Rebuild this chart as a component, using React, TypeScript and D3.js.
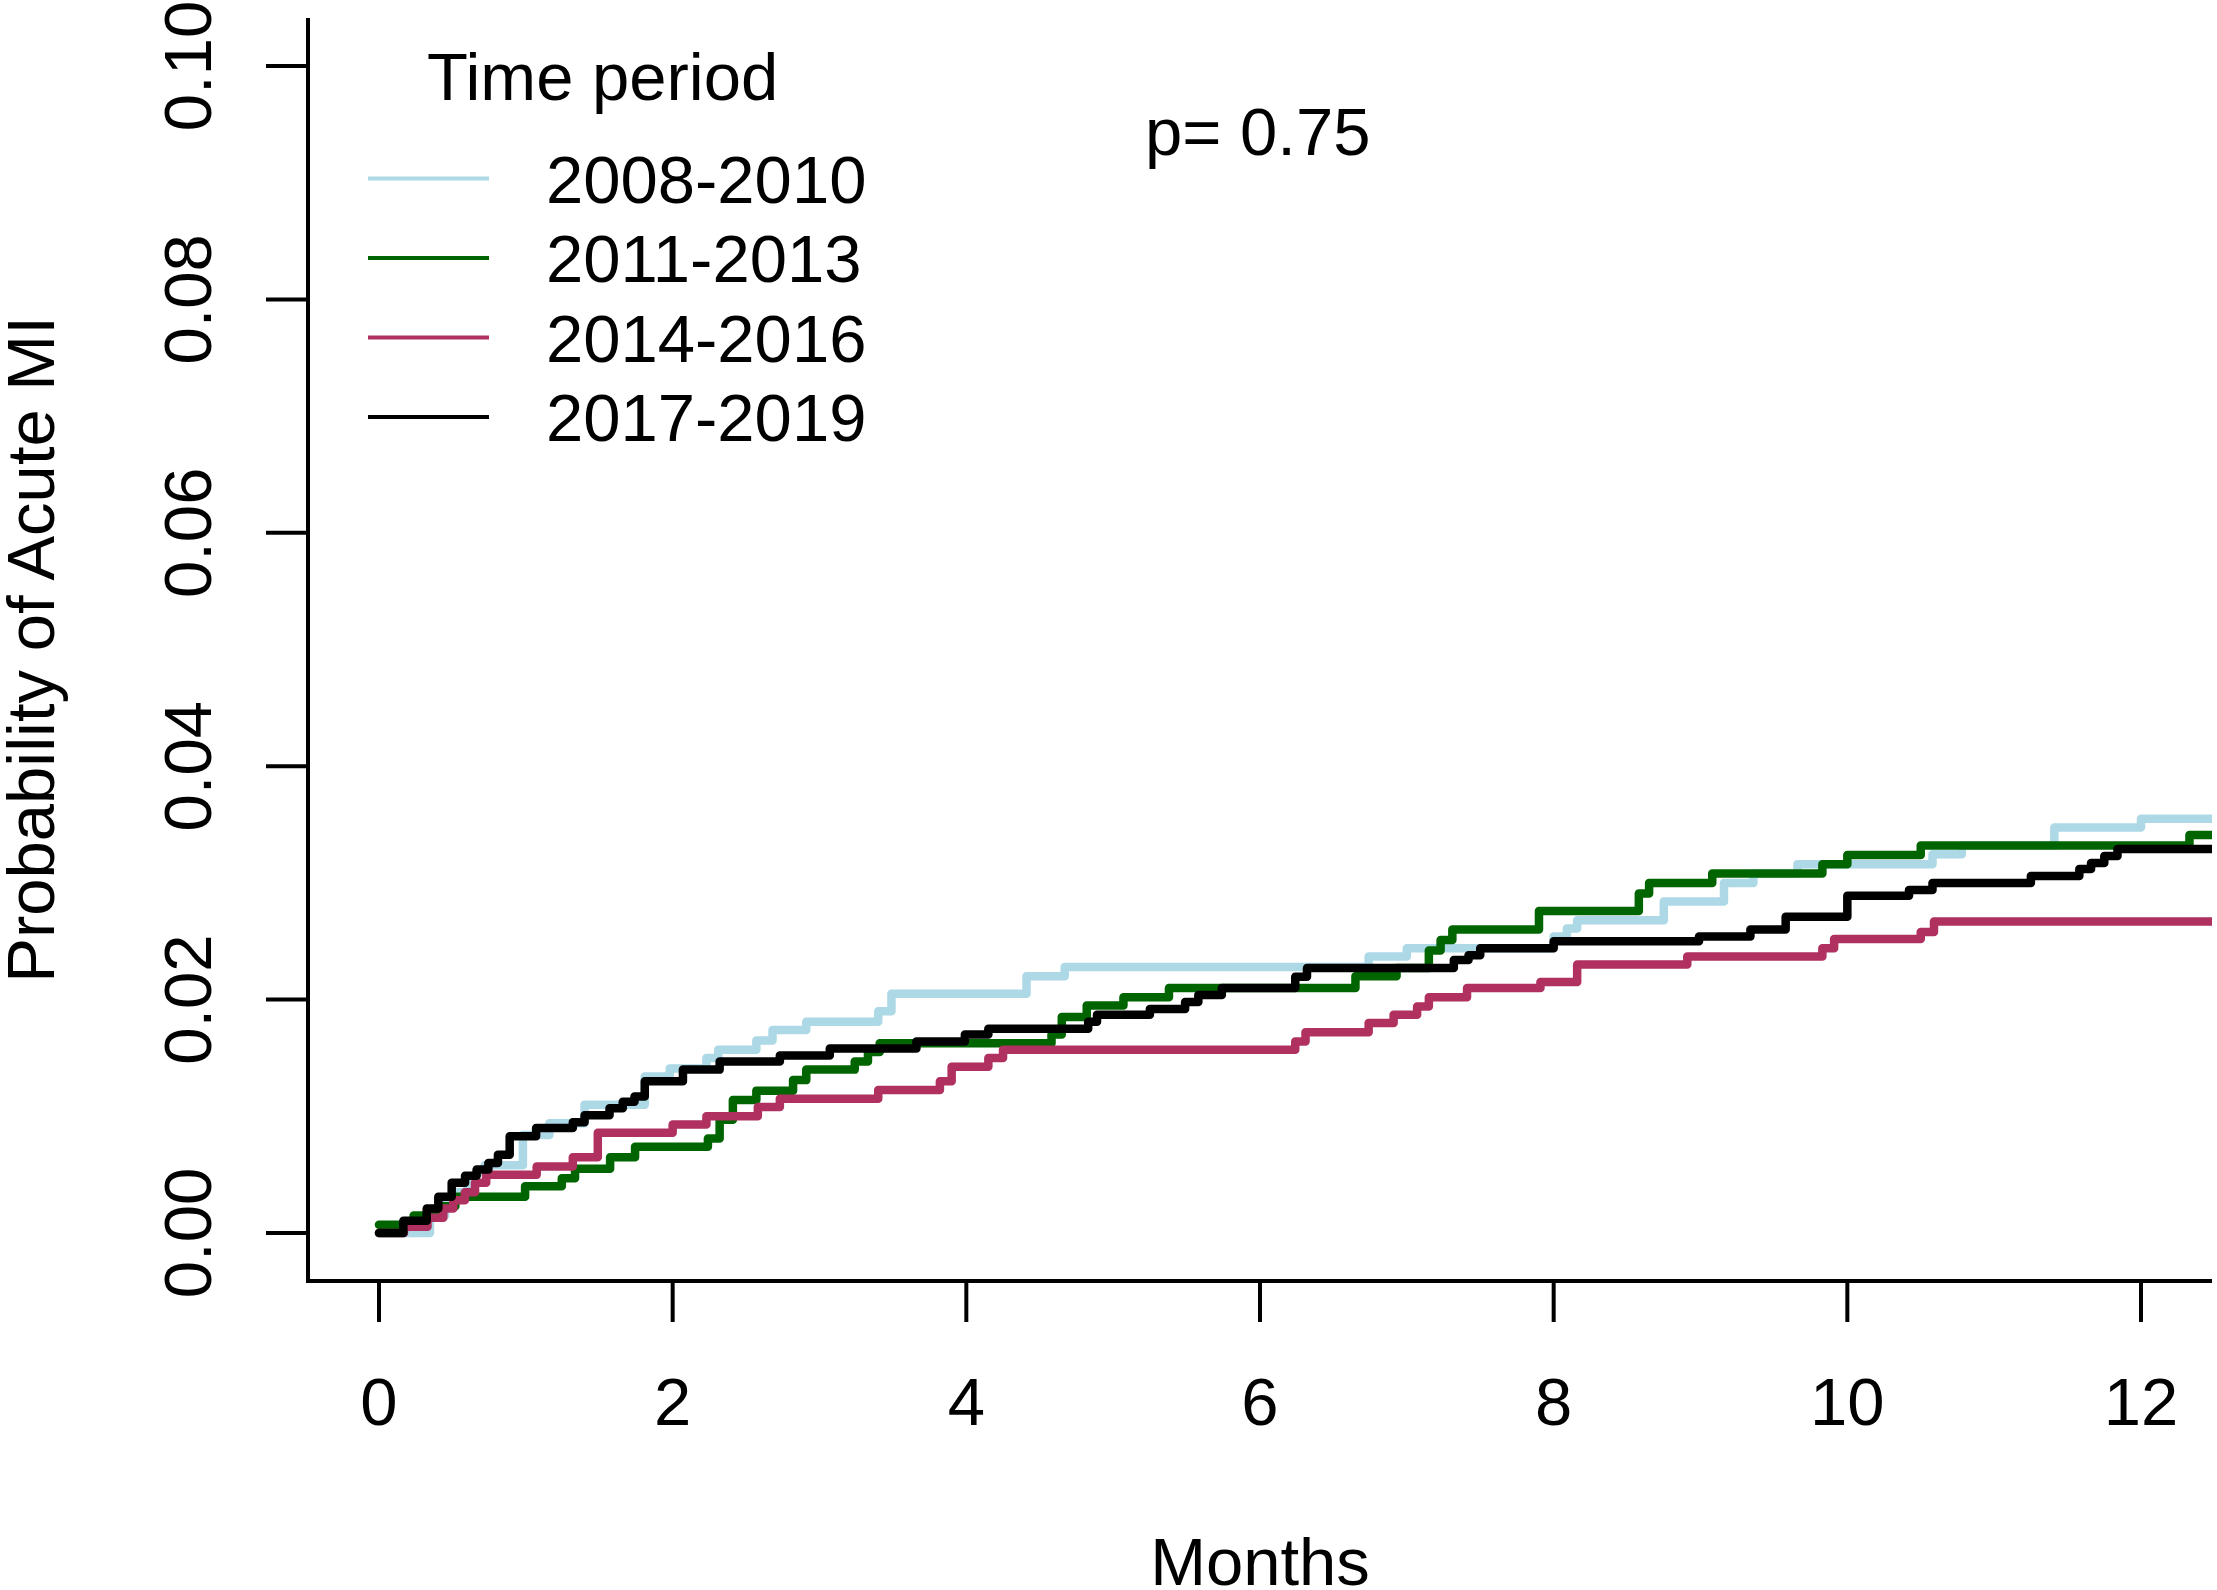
import React from "react";
import * as d3 from "d3";

// ---- data (months, cumulative probability) ----
const seriesNames = ["2008-2010", "2011-2013", "2014-2016", "2017-2019"];
const seriesColors = ["#ADD8E6", "#006400", "#B03060", "#000000"];

const t2008 = [0, 0.347, 0.45, 0.52, 0.6, 0.66, 0.72, 0.98, 1.16, 1.40, 1.81, 1.98, 2.23, 2.31, 2.57, 2.68, 2.91, 3.40, 3.49, 4.41, 4.67, 6.74, 7.0, 8.0, 8.09, 8.16, 8.75, 9.16, 9.36, 9.66, 10.58, 10.78, 11.41, 12.0];
const v2008 = [0, 0.0015, 0.0025, 0.0035, 0.0045, 0.0052, 0.0058, 0.0084, 0.0094, 0.011, 0.0134, 0.0141, 0.0150, 0.0157, 0.0165, 0.0174, 0.0181, 0.0190, 0.0205, 0.0220, 0.0228, 0.0237, 0.0244, 0.0254, 0.0261, 0.0268, 0.0284, 0.0300, 0.0308, 0.0316, 0.03245, 0.0332, 0.03475, 0.0355];

const t2011 = [0, 0.236, 0.40, 0.52, 0.995, 1.245, 1.335, 1.574, 1.744, 2.24, 2.32, 2.41, 2.57, 2.82, 2.91, 3.24, 3.33, 3.41, 4.58, 4.65, 4.82, 5.07, 5.38, 6.65, 6.93, 7.15, 7.23, 7.31, 7.90, 8.58, 8.65, 9.08, 9.83, 10.0, 10.5, 12.33];
const v2011 = [0.0007, 0.0015, 0.0023, 0.0031, 0.0040, 0.0047, 0.0055, 0.0065, 0.0074, 0.0081, 0.0097, 0.0114, 0.0122, 0.0131, 0.0140, 0.0147, 0.0155, 0.01625, 0.0170, 0.0185, 0.0195, 0.0202, 0.0210, 0.0220, 0.0227, 0.0242, 0.0251, 0.0260, 0.0276, 0.0291, 0.0300, 0.0308, 0.0316, 0.0324, 0.0332, 0.0341];

const t2014 = [0, 0.17, 0.33, 0.438, 0.506, 0.585, 0.654, 0.73, 1.074, 1.32, 1.49, 2.0, 2.23, 2.58, 2.73, 3.40, 3.82, 3.90, 4.15, 4.25, 6.24, 6.31, 6.74, 6.91, 7.07, 7.15, 7.41, 7.91, 8.16, 8.91, 9.83, 9.91, 10.5, 10.59];
const v2014 = [0, 0.00054, 0.0013, 0.0021, 0.0028, 0.0035, 0.0043, 0.0050, 0.0057, 0.0065, 0.0086, 0.0093, 0.0100, 0.0108, 0.0115, 0.01225, 0.0130, 0.01425, 0.0150, 0.0157, 0.0164, 0.0172, 0.0180, 0.0187, 0.0194, 0.0202, 0.0210, 0.0215, 0.0230, 0.0237, 0.0244, 0.0252, 0.0258, 0.0267];

const t2017 = [0, 0.166, 0.325, 0.404, 0.495, 0.586, 0.665, 0.745, 0.81, 0.89, 1.07, 1.32, 1.40, 1.57, 1.66, 1.74, 1.81, 2.07, 2.32, 2.73, 3.07, 3.66, 3.99, 4.15, 4.83, 4.89, 5.25, 5.49, 5.58, 5.74, 6.24, 6.32, 7.32, 7.42, 7.5, 8.0, 8.99, 9.34, 9.58, 10.0, 10.42, 10.58, 11.25, 11.58, 11.66, 11.75, 11.84];
const v2017 = [0, 0.00105, 0.0021, 0.0031, 0.0043, 0.0049, 0.00545, 0.0060, 0.0067, 0.0083, 0.0090, 0.0095, 0.0101, 0.0107, 0.01125, 0.0117, 0.0130, 0.0140, 0.0147, 0.0152, 0.0158, 0.0164, 0.0170, 0.0175, 0.0181, 0.0187, 0.0192, 0.0198, 0.0204, 0.0210, 0.02195, 0.0227, 0.0234, 0.0238, 0.0244, 0.0250, 0.0254, 0.0260, 0.0271, 0.0289, 0.0294, 0.0300, 0.0306, 0.0312, 0.0317, 0.0323, 0.0329];

const seriesTimes = [t2008, t2011, t2014, t2017];
const seriesValues = [v2008, v2011, v2014, v2017];

const xTicks = [0, 2, 4, 6, 8, 10, 12];
const yTicks = [0, 0.02, 0.04, 0.06, 0.08, 0.1];
const yTickLabels = ["0.00", "0.02", "0.04", "0.06", "0.08", "0.10"];

const legendTitle = "Time period";
const pText = "p= 0.75";
const xTitle = "Months";
const yTitle = "Probability of Acute MI";

const W = 2217;
const H = 1590;
const FONT = "'Liberation Sans', Arial, sans-serif";
const FS = 67;

export default function App() {
  const x = d3.scaleLinear().domain([0, 12]).range([379, 2141]);
  const y = d3.scaleLinear().domain([0, 0.1]).range([1233, 66]);
  const plotL = 308, plotR = 2212, plotT = 18, plotB = 1281;
  const endT = 12.8;

  const line = d3
    .line<[number, number]>()
    .x((d) => x(d[0]))
    .y((d) => y(d[1]))
    .curve(d3.curveStepAfter);

  const paths = seriesTimes.map((ts, i) => {
    const vs = seriesValues[i];
    const pts: [number, number][] = ts.map((t, j) => [t, vs[j]]);
    pts.push([endT, vs[vs.length - 1]]);
    return line(pts) || "";
  });

  const legendX1 = 368, legendX2 = 489, legendTextX = 546;
  const legendY0 = 178.5, legendStep = 79.5;

  return (
    <svg
      width={W}
      height={H}
      viewBox={`0 0 ${W} ${H}`}
      style={{ position: "absolute", left: 0, top: 0, background: "#fff" }}
      fontFamily={FONT}
    >
      <rect x={0} y={0} width={W} height={H} fill="#fff" />
      <defs>
        <clipPath id="plotclip">
          <rect x={plotL} y={plotT} width={plotR - plotL} height={plotB - plotT} />
        </clipPath>
      </defs>

      {/* curves */}
      <g clipPath="url(#plotclip)">
        {paths.map((d, i) => (
          <path
            key={i}
            d={d}
            fill="none"
            stroke={seriesColors[i]}
            strokeWidth={8.5}
            strokeLinejoin="round"
            strokeLinecap="round"
          />
        ))}
      </g>

      {/* box (L) */}
      <path
        d={`M${plotL},${plotT} L${plotL},${plotB} L${plotR},${plotB}`}
        fill="none"
        stroke="#000"
        strokeWidth={4}
      />

      {/* y axis ticks */}
      {yTicks.map((v, i) => (
        <g key={"y" + i}>
          <line x1={plotL - 42} x2={plotL} y1={y(v)} y2={y(v)} stroke="#000" strokeWidth={4} />
          <text
            transform={`translate(211,${y(v)}) rotate(-90)`}
            textAnchor="middle"
            fontSize={FS}
            fill="#000"
          >
            {yTickLabels[i]}
          </text>
        </g>
      ))}

      {/* x axis ticks */}
      {xTicks.map((t) => (
        <g key={"x" + t}>
          <line x1={x(t)} x2={x(t)} y1={plotB} y2={plotB + 41} stroke="#000" strokeWidth={4} />
          <text x={x(t)} y={1425} textAnchor="middle" fontSize={FS} fill="#000">
            {t}
          </text>
        </g>
      ))}

      {/* axis titles */}
      <text x={(plotL + plotR) / 2} y={1585} textAnchor="middle" fontSize={FS} fill="#000">
        {xTitle}
      </text>
      <text
        transform={`translate(54,${(plotT + plotB) / 2}) rotate(-90)`}
        textAnchor="middle"
        fontSize={FS}
        fill="#000"
      >
        {yTitle}
      </text>

      {/* legend */}
      <text x={427} y={100} fontSize={FS} fill="#000">
        {legendTitle}
      </text>
      {seriesNames.map((name, i) => {
        const ly = legendY0 + i * legendStep;
        return (
          <g key={name}>
            <line x1={legendX1} x2={legendX2} y1={ly} y2={ly} stroke={seriesColors[i]} strokeWidth={4} />
            <text x={legendTextX} y={ly + 24} fontSize={FS} fill="#000">
              {name}
            </text>
          </g>
        );
      })}

      {/* p value */}
      <text x={1145} y={155} fontSize={FS} fill="#000">
        {pText}
      </text>
    </svg>
  );
}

++++++++++

YOUR OBJECTIVE:
Extract the lines exactly, please: the first line of the listing, the line with "0.0332, 0.03475, 0.0355];", and every line between them, but no pictures.

ANSWER TO THE EXERCISE:
Rebuild this chart as a component, using React, TypeScript and D3.js.
import React from "react";
import * as d3 from "d3";

// ---- data (months, cumulative probability) ----
const seriesNames = ["2008-2010", "2011-2013", "2014-2016", "2017-2019"];
const seriesColors = ["#ADD8E6", "#006400", "#B03060", "#000000"];

const t2008 = [0, 0.347, 0.45, 0.52, 0.6, 0.66, 0.72, 0.98, 1.16, 1.40, 1.81, 1.98, 2.23, 2.31, 2.57, 2.68, 2.91, 3.40, 3.49, 4.41, 4.67, 6.74, 7.0, 8.0, 8.09, 8.16, 8.75, 9.16, 9.36, 9.66, 10.58, 10.78, 11.41, 12.0];
const v2008 = [0, 0.0015, 0.0025, 0.0035, 0.0045, 0.0052, 0.0058, 0.0084, 0.0094, 0.011, 0.0134, 0.0141, 0.0150, 0.0157, 0.0165, 0.0174, 0.0181, 0.0190, 0.0205, 0.0220, 0.0228, 0.0237, 0.0244, 0.0254, 0.0261, 0.0268, 0.0284, 0.0300, 0.0308, 0.0316, 0.03245, 0.0332, 0.03475, 0.0355];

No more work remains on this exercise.